Glazer echoed Carrigg’s concerns, saying that what’s a win for San Jose is a huge hit to communities that get nothing out of the deal.
By “manipulating a quirk in our sales tax system,” the lawmaker said, San Jose stands to siphon up to $40 million a year from cities across the state and then keep $10 million of that for itself “with no economic benefit and no jobs created,” he added. “The city may be acting in its own interest, but it is doing so at the expense of every other community in the state,” he added. “This scheme is a perfect illustration of why we need to ban these deals going forward."
Glazer’s SB 531 awaits Newsom’s blessing to render it law in 2020, as does AB 485, which would allow tax-sharing incentives between cities and companies as long as they’re transparent to the public. The governor has until Oct. 13 to sign off on the bills.
Back in San Jose, by contrast, the local powers that be—Liccardo included—framed the eBay news as a win-win with nothing to lose.
The mayor snubbed an interview request for this story, referring back to Walesh’s expertise and his own comments from the dais—none of which addressed his justification for denouncing some kickbacks and celebrating another.
His message last week? That San Jose—which has long reaped a much lower per-capita sales tax rate than its more affluent neighbors in Sunnyvale, Palo Alto and Santa Clara and long held the distinction of being one of the most thinly staffed major cities in the US—should rejoice at the chance to generate more revenue for critical public services like police, fire and pothole repairs. Basically, the same some-taxes-are-better-than-none argument one could apply to any incentive.
During that same council discussion about the contract, Jeffrey Buchanan, a policy director at labor-backed think tank Working Partnerships, applauded the windfall of revenue as a way to fund much-needed affordable homes. Eddie Truong, his counterpart at business-boosting Silicon Valley Organization with whom he virtually never sees eye to eye, called it “an effective partnership that will strengthen San Jose’s tax base.”
Ashley Settle, a spokeswoman for eBay, lauded the deal as a way to deepen the company’s ties with the city it’s always called home. “This opportunity continues to evolve our relationship, enabling eBay and San Jose to continue supporting one another for the benefit of San Jose’s economy and residents,” she wrote in an email to San Jose Inside. “Thousands of eBay employees who work at one of our two San Jose campuses call San Jose their home, and we are deeply invested in our community.”
Locally, the only controversy over the eBay treaty involved how, exactly, to divvy up the money once it starts pouring into the city’s coffers.
On that issue, labor and business staked out dueling positions last week, with the former clique rallying for the new revenue to fund below-market-rate housing and the latter saying that’s something to decide through the usual budget-making process.
“I think it’s really important that we stand behind this pot of money,” business-backed Councilwoman Pam Foley said last week, “and not politicize it in any type of way.”
This article is so confusing regarding this issue that most readers will be lost in the weeds.
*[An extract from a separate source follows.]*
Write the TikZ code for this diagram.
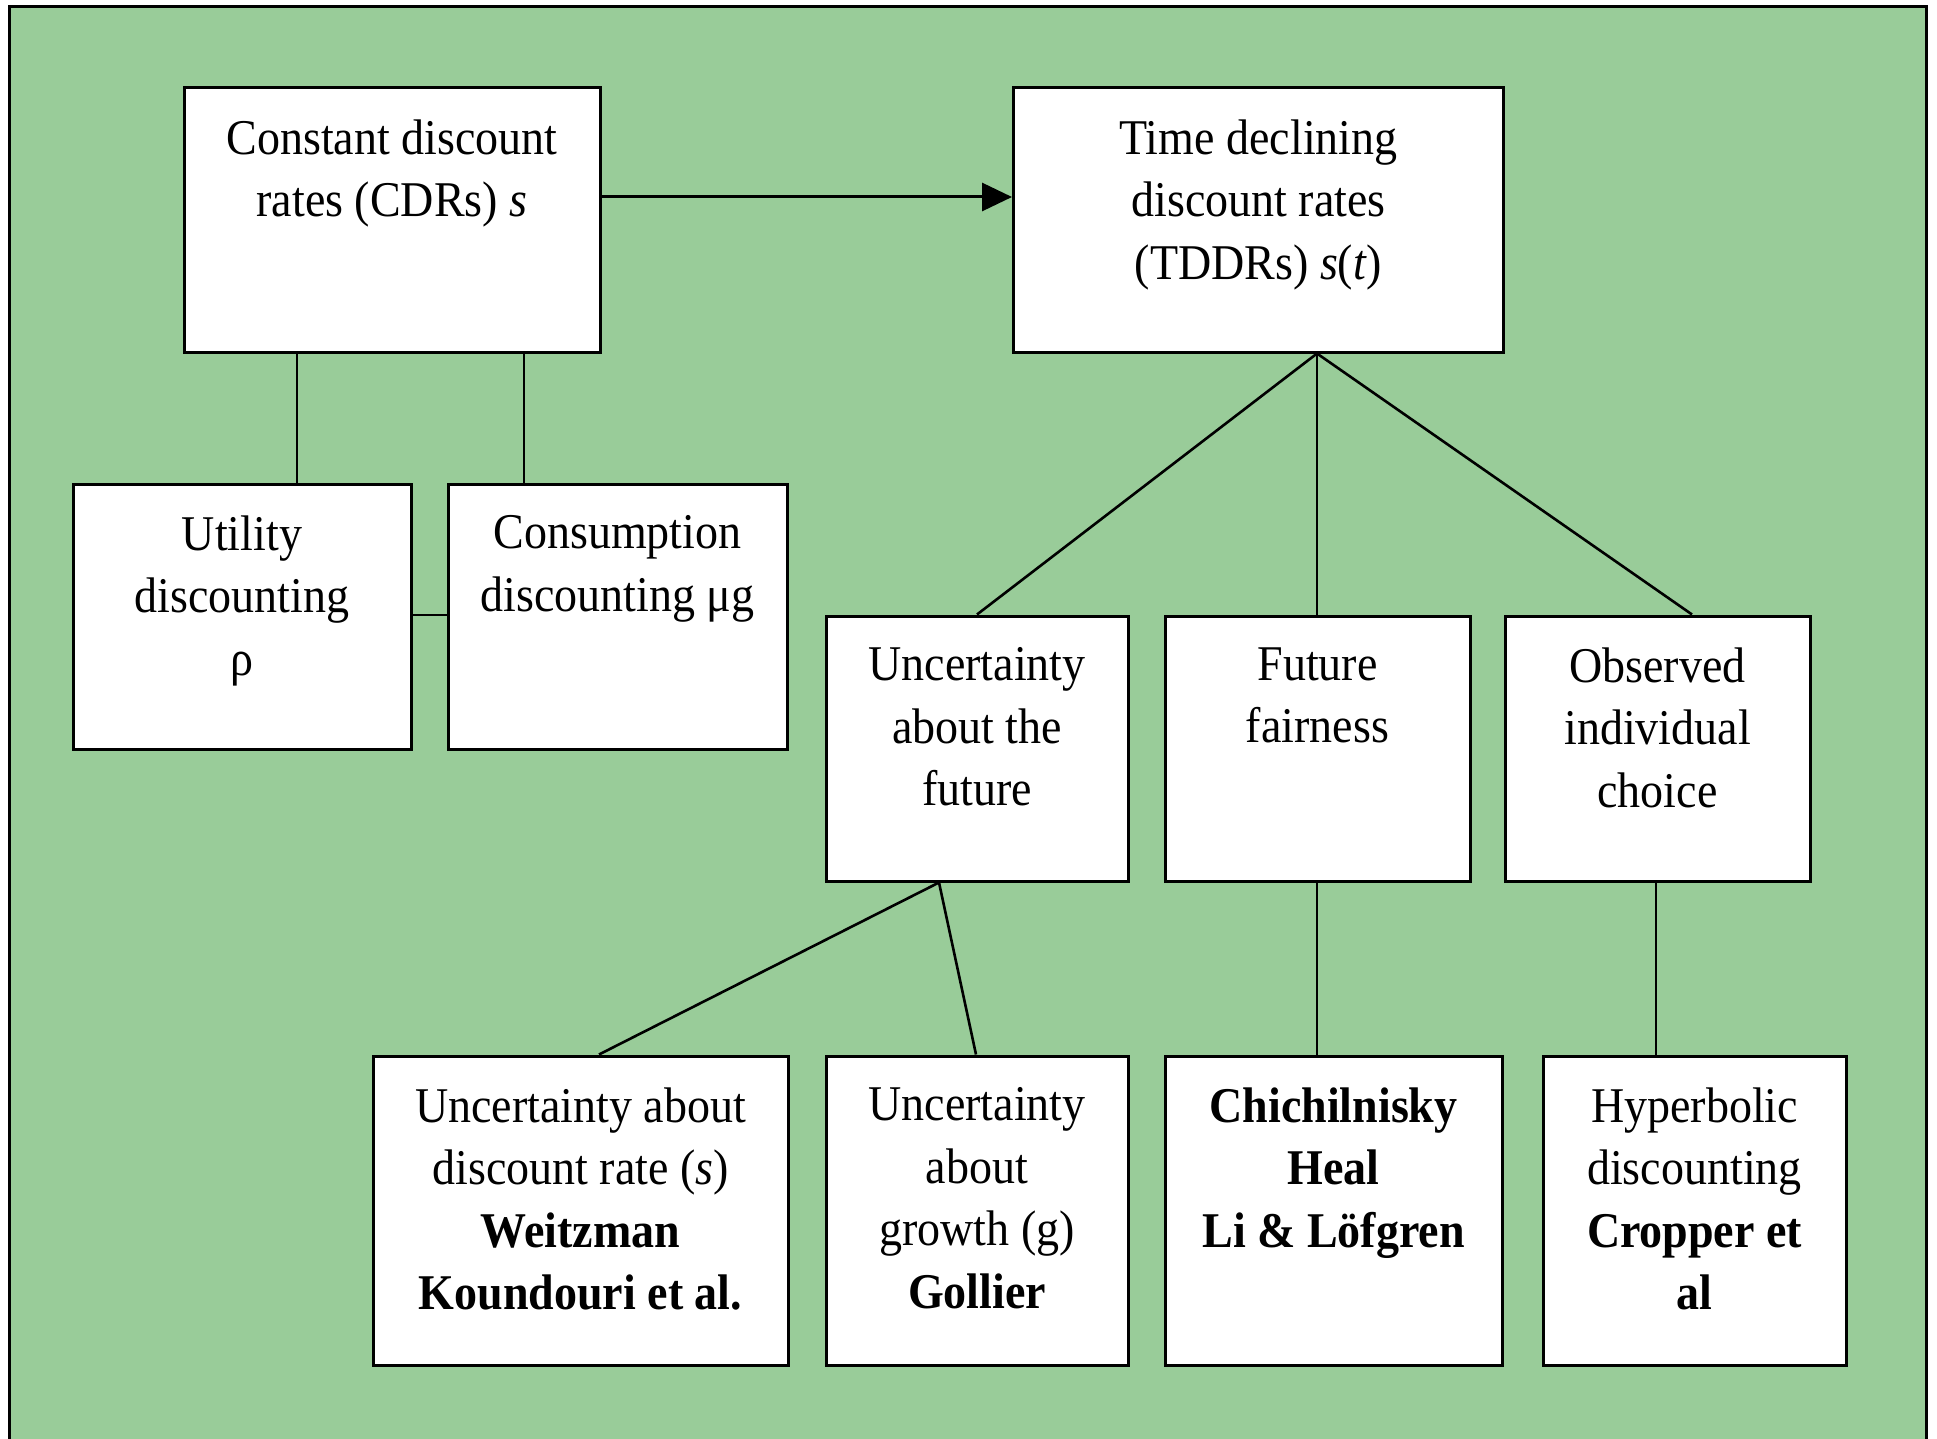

For instance, the article keeps stating that the deal made by San Jose comes “with no economic benefit and no jobs created.” But the article completely misses the point, that is, San Jose will reap millions of dollars of taxes that it would NOT HAVE received otherwise. The increased tax revenue IS the motivation for San Jose to enter the deal. The “no economic benefit and no jobs created” is a red herring for sure and is totally misplaced criticism at best — and just factually false at worst. Then the article compares the San Jose deal with multiple other deals with other companies that have nothing to do with the San Jose deal NOR how it was structured.